**Request**
Skip every image and restate the data word for word.
## Start Data
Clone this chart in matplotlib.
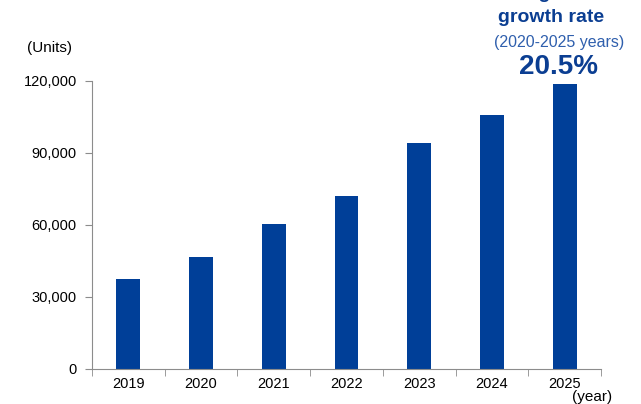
# Bar chart of annual units, 2019-2025, with growth-rate note
import numpy as np
import matplotlib.pyplot as plt
from matplotlib.ticker import FuncFormatter, FixedLocator

plt.rcParams['font.family'] = ['Liberation Sans', 'DejaVu Sans']

# Data
years = ['2019', '2020', '2021', '2022', '2023', '2024', '2025']
units = [37500, 46700, 60400, 72100, 94200, 105800, 118800]
cagr_label = '20.5%'

bar_color = '#003f98'
text_color = '#0b3e92'
axis_color = '#8c8c8c'

fig = plt.figure(figsize=(6.41, 4.04), dpi=100)
ax = fig.add_axes([92/641, 1 - 369/404, (601 - 92)/641, (369 - 81)/404])

x = np.arange(len(years))
ax.bar(x, units, width=0.33, color=bar_color, zorder=2)

ax.set_xlim(-0.5, len(years) - 0.5)
ax.set_ylim(0, 120000)
ax.set_yticks([0, 30000, 60000, 90000, 120000])
ax.yaxis.set_major_formatter(FuncFormatter(lambda v, p: f'{int(v):,}'))

ax.set_xticks(x)
ax.set_xticklabels(years)
ax.xaxis.set_minor_locator(FixedLocator(np.arange(-0.5, len(years), 1.0)))
ax.tick_params(axis='x', which='major', length=0, labelsize=10.5, pad=6)
ax.tick_params(axis='x', which='minor', length=5, color=axis_color, direction='out')
ax.tick_params(axis='y', length=5, color=axis_color, labelsize=10.5, pad=6)

for s in ['top', 'right']:
    ax.spines[s].set_visible(False)
for s in ['left', 'bottom']:
    ax.spines[s].set_color(axis_color)

fig.text(50/641, 1 - 48/404, '(Units)', ha='center', va='center', fontsize=11)
fig.text(592/641, 1 - 397/404, '(year)', ha='center', va='center', fontsize=11)

# growth-rate note above the last bar
cx = 557/641
fig.text(cx, 1 + 6/404, 'Average annual', ha='center', va='center',
         fontsize=14, fontweight='bold', color=text_color)
fig.text(cx - 6/641, 1 - 18/404, 'growth rate', ha='center', va='center',
         fontsize=14, fontweight='bold', color=text_color)
fig.text(cx + 2/641, 1 - 42/404, '(2020-2025 years)', ha='center', va='center',
         fontsize=11.5, color='#2f5fad')
fig.text(cx + 1/641, 1 - 67/404, cagr_label, ha='center', va='center',
         fontsize=20, fontweight='bold', color=text_color)

fig.savefig('out.png', dpi=100)
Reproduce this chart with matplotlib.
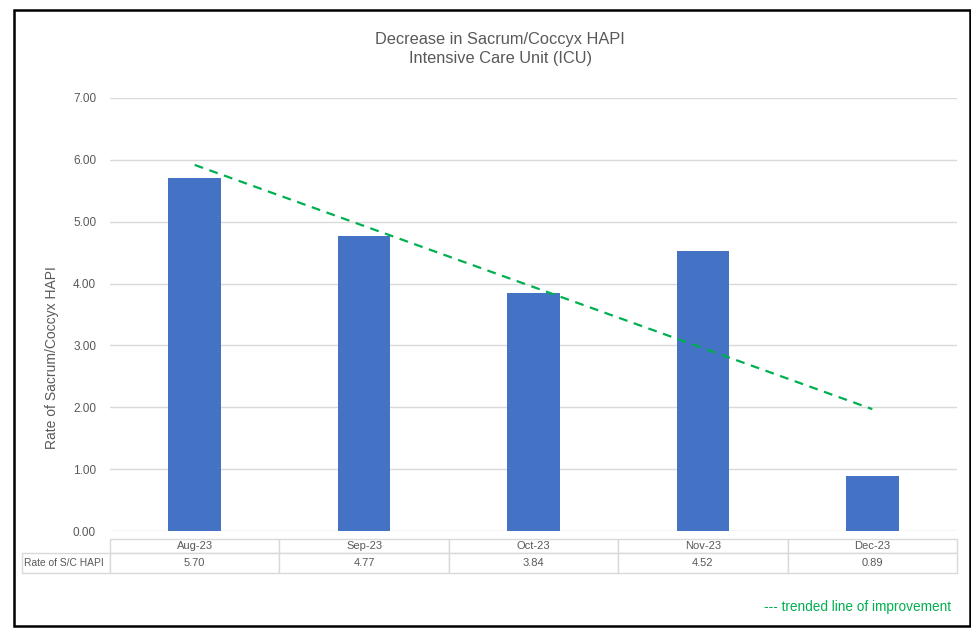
import numpy as np
import matplotlib.pyplot as plt
from matplotlib.table import Table
from matplotlib.patches import Rectangle

# dados do gráfico
meses = ['Aug-23', 'Sep-23', 'Oct-23', 'Nov-23', 'Dec-23']
taxa_hapi = [5.70, 4.77, 3.84, 4.52, 0.89]
rotulo_linha = 'Rate of S/C HAPI'
titulo = 'Decrease in Sacrum/Coccyx HAPI\nIntensive Care Unit (ICU)'
rotulo_y = 'Rate of Sacrum/Coccyx HAPI'
legenda_tendencia = '--- trended line of improvement'

cinza = '#595959'
azul = '#4472c4'
verde = '#00b050'
borda = '#d9d9d9'

plt.rcParams['font.family'] = ['Liberation Sans', 'DejaVu Sans']

W, H = 971, 628
fig = plt.figure(figsize=(W / 100, H / 100), dpi=100)
fig.patch.set_facecolor('white')

# moldura preta em volta do gráfico
fig.add_artist(Rectangle((14 / W, 2 / H), 956 / W, 616 / H, transform=fig.transFigure,
                         fill=False, edgecolor='black', linewidth=1.8))

ax = fig.add_axes([110 / W, (H - 531) / H, 847 / W, 433 / H])
x = np.arange(len(meses))
ax.bar(x, taxa_hapi, width=0.31, color=azul, zorder=3)

# linha de tendência linear
coef = np.polyfit(x, taxa_hapi, 1)
ax.plot(x, np.polyval(coef, x), color=verde, linewidth=1.6, linestyle=(0, (4, 3)), zorder=4)

ax.set_xlim(-0.5, len(meses) - 0.5)
ax.set_ylim(0, 7)
ax.set_yticks(np.arange(0, 8, 1))
ax.set_yticklabels([f'{v:.2f}' for v in np.arange(0, 8, 1)])
ax.tick_params(axis='y', length=0, pad=10, labelsize=8.5, labelcolor=cinza)
ax.set_xticks([])
ax.grid(axis='y', color=borda, linewidth=1, zorder=0)
for s in ax.spines.values():
    s.set_visible(False)

ax.set_ylabel(rotulo_y, fontsize=10, color=cinza)
ax.yaxis.set_label_coords(-51 / 847, 0.4)
fig.text(500 / W, 1 - 49 / H, titulo, ha='center', va='center', fontsize=11.8,
         color=cinza, linespacing=1.3)

# tabela de dados abaixo do eixo
tab = Table(ax, bbox=[-88 / 847, -42 / 433, 935 / 847, 34 / 433])
alt_cab, alt_val = 14, 20
for j, m in enumerate(meses):
    c = tab.add_cell(0, j + 1, width=1, height=alt_cab, text=m, loc='center')
    c.set_edgecolor(borda)
    c.get_text().set_color(cinza)
    c.get_text().set_fontsize(8)
    c = tab.add_cell(1, j + 1, width=1, height=alt_val, text=f'{taxa_hapi[j]:.2f}', loc='center')
    c.set_edgecolor(borda)
    c.get_text().set_color(cinza)
    c.get_text().set_fontsize(8)
c = tab.add_cell(1, 0, width=88 / 169.4, height=alt_val, text=rotulo_linha, loc='left')
c.set_edgecolor(borda)
c.PAD = 0.02
c.get_text().set_color(cinza)
c.get_text().set_fontsize(7.4)
tab.auto_set_font_size(False)
ax.add_table(tab)

fig.text(951 / W, 1 - 607 / H, legenda_tendencia, ha='right', va='center', fontsize=9.8, color=verde)

fig.savefig('out.png', dpi=100)
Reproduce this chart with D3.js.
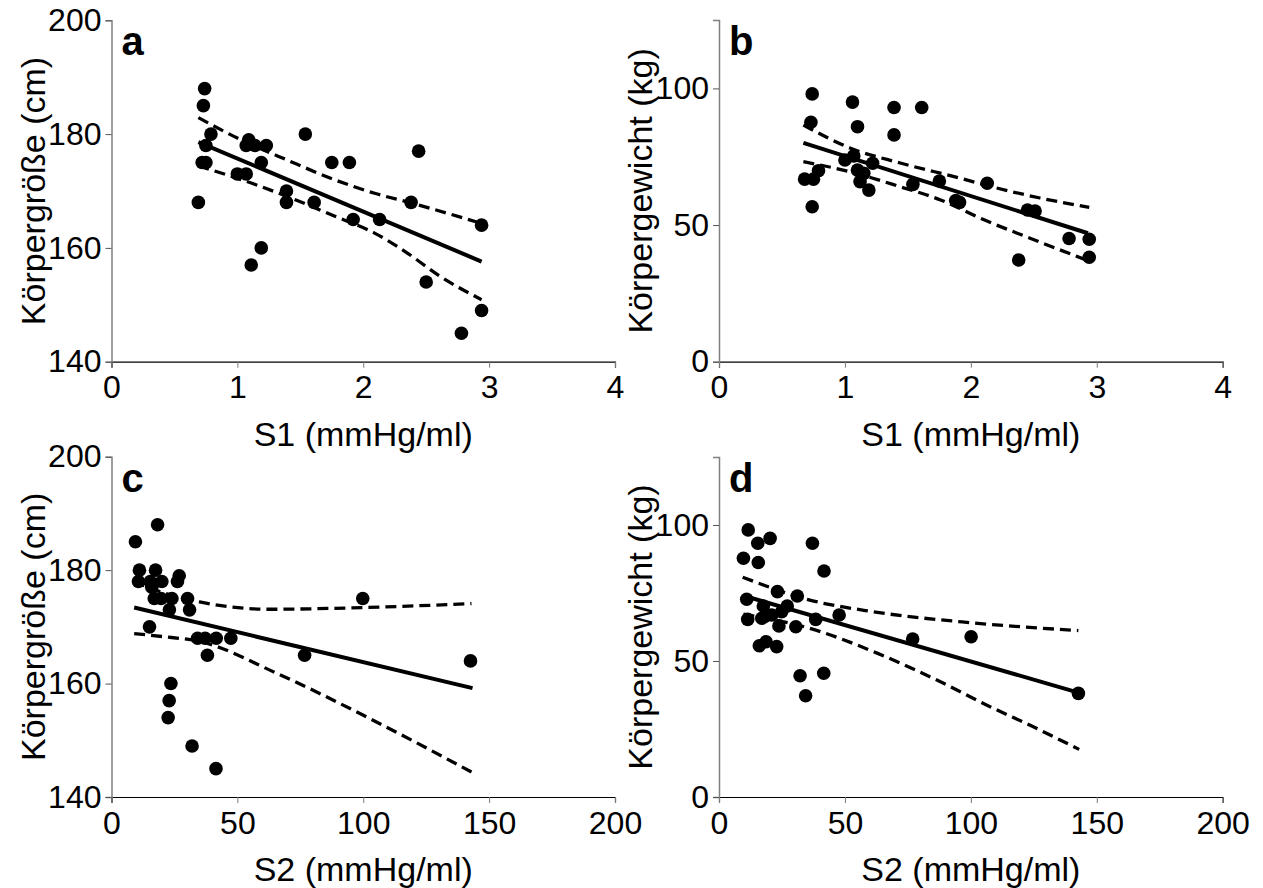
## End Data
**Task solution**
Clone this chart in matplotlib.
# Bar chart of annual units, 2019-2025, with growth-rate note
import numpy as np
import matplotlib.pyplot as plt
from matplotlib.ticker import FuncFormatter, FixedLocator

plt.rcParams['font.family'] = ['Liberation Sans', 'DejaVu Sans']

# Data
years = ['2019', '2020', '2021', '2022', '2023', '2024', '2025']
units = [37500, 46700, 60400, 72100, 94200, 105800, 118800]
cagr_label = '20.5%'

bar_color = '#003f98'
text_color = '#0b3e92'
axis_color = '#8c8c8c'

fig = plt.figure(figsize=(6.41, 4.04), dpi=100)
ax = fig.add_axes([92/641, 1 - 369/404, (601 - 92)/641, (369 - 81)/404])

x = np.arange(len(years))
ax.bar(x, units, width=0.33, color=bar_color, zorder=2)

ax.set_xlim(-0.5, len(years) - 0.5)
ax.set_ylim(0, 120000)
ax.set_yticks([0, 30000, 60000, 90000, 120000])
ax.yaxis.set_major_formatter(FuncFormatter(lambda v, p: f'{int(v):,}'))

ax.set_xticks(x)
ax.set_xticklabels(years)
ax.xaxis.set_minor_locator(FixedLocator(np.arange(-0.5, len(years), 1.0)))
ax.tick_params(axis='x', which='major', length=0, labelsize=10.5, pad=6)
ax.tick_params(axis='x', which='minor', length=5, color=axis_color, direction='out')
ax.tick_params(axis='y', length=5, color=axis_color, labelsize=10.5, pad=6)

for s in ['top', 'right']:
    ax.spines[s].set_visible(False)
for s in ['left', 'bottom']:
    ax.spines[s].set_color(axis_color)

fig.text(50/641, 1 - 48/404, '(Units)', ha='center', va='center', fontsize=11)
fig.text(592/641, 1 - 397/404, '(year)', ha='center', va='center', fontsize=11)

# growth-rate note above the last bar
cx = 557/641
fig.text(cx, 1 + 6/404, 'Average annual', ha='center', va='center',
         fontsize=14, fontweight='bold', color=text_color)
fig.text(cx - 6/641, 1 - 18/404, 'growth rate', ha='center', va='center',
         fontsize=14, fontweight='bold', color=text_color)
fig.text(cx + 2/641, 1 - 42/404, '(2020-2025 years)', ha='center', va='center',
         fontsize=11.5, color='#2f5fad')
fig.text(cx + 1/641, 1 - 67/404, cagr_label, ha='center', va='center',
         fontsize=20, fontweight='bold', color=text_color)

fig.savefig('out.png', dpi=100)
Reproduce this chart with matplotlib.
import numpy as np
import matplotlib.pyplot as plt
from matplotlib.table import Table
from matplotlib.patches import Rectangle

# dados do gráfico
meses = ['Aug-23', 'Sep-23', 'Oct-23', 'Nov-23', 'Dec-23']
taxa_hapi = [5.70, 4.77, 3.84, 4.52, 0.89]
rotulo_linha = 'Rate of S/C HAPI'
titulo = 'Decrease in Sacrum/Coccyx HAPI\nIntensive Care Unit (ICU)'
rotulo_y = 'Rate of Sacrum/Coccyx HAPI'
legenda_tendencia = '--- trended line of improvement'

cinza = '#595959'
azul = '#4472c4'
verde = '#00b050'
borda = '#d9d9d9'

plt.rcParams['font.family'] = ['Liberation Sans', 'DejaVu Sans']

W, H = 971, 628
fig = plt.figure(figsize=(W / 100, H / 100), dpi=100)
fig.patch.set_facecolor('white')

# moldura preta em volta do gráfico
fig.add_artist(Rectangle((14 / W, 2 / H), 956 / W, 616 / H, transform=fig.transFigure,
                         fill=False, edgecolor='black', linewidth=1.8))

ax = fig.add_axes([110 / W, (H - 531) / H, 847 / W, 433 / H])
x = np.arange(len(meses))
ax.bar(x, taxa_hapi, width=0.31, color=azul, zorder=3)

# linha de tendência linear
coef = np.polyfit(x, taxa_hapi, 1)
ax.plot(x, np.polyval(coef, x), color=verde, linewidth=1.6, linestyle=(0, (4, 3)), zorder=4)

ax.set_xlim(-0.5, len(meses) - 0.5)
ax.set_ylim(0, 7)
ax.set_yticks(np.arange(0, 8, 1))
ax.set_yticklabels([f'{v:.2f}' for v in np.arange(0, 8, 1)])
ax.tick_params(axis='y', length=0, pad=10, labelsize=8.5, labelcolor=cinza)
ax.set_xticks([])
ax.grid(axis='y', color=borda, linewidth=1, zorder=0)
for s in ax.spines.values():
    s.set_visible(False)

ax.set_ylabel(rotulo_y, fontsize=10, color=cinza)
ax.yaxis.set_label_coords(-51 / 847, 0.4)
fig.text(500 / W, 1 - 49 / H, titulo, ha='center', va='center', fontsize=11.8,
         color=cinza, linespacing=1.3)

# tabela de dados abaixo do eixo
tab = Table(ax, bbox=[-88 / 847, -42 / 433, 935 / 847, 34 / 433])
alt_cab, alt_val = 14, 20
for j, m in enumerate(meses):
    c = tab.add_cell(0, j + 1, width=1, height=alt_cab, text=m, loc='center')
    c.set_edgecolor(borda)
    c.get_text().set_color(cinza)
    c.get_text().set_fontsize(8)
    c = tab.add_cell(1, j + 1, width=1, height=alt_val, text=f'{taxa_hapi[j]:.2f}', loc='center')
    c.set_edgecolor(borda)
    c.get_text().set_color(cinza)
    c.get_text().set_fontsize(8)
c = tab.add_cell(1, 0, width=88 / 169.4, height=alt_val, text=rotulo_linha, loc='left')
c.set_edgecolor(borda)
c.PAD = 0.02
c.get_text().set_color(cinza)
c.get_text().set_fontsize(7.4)
tab.auto_set_font_size(False)
ax.add_table(tab)

fig.text(951 / W, 1 - 607 / H, legenda_tendencia, ha='right', va='center', fontsize=9.8, color=verde)

fig.savefig('out.png', dpi=100)
Reproduce this chart with D3.js.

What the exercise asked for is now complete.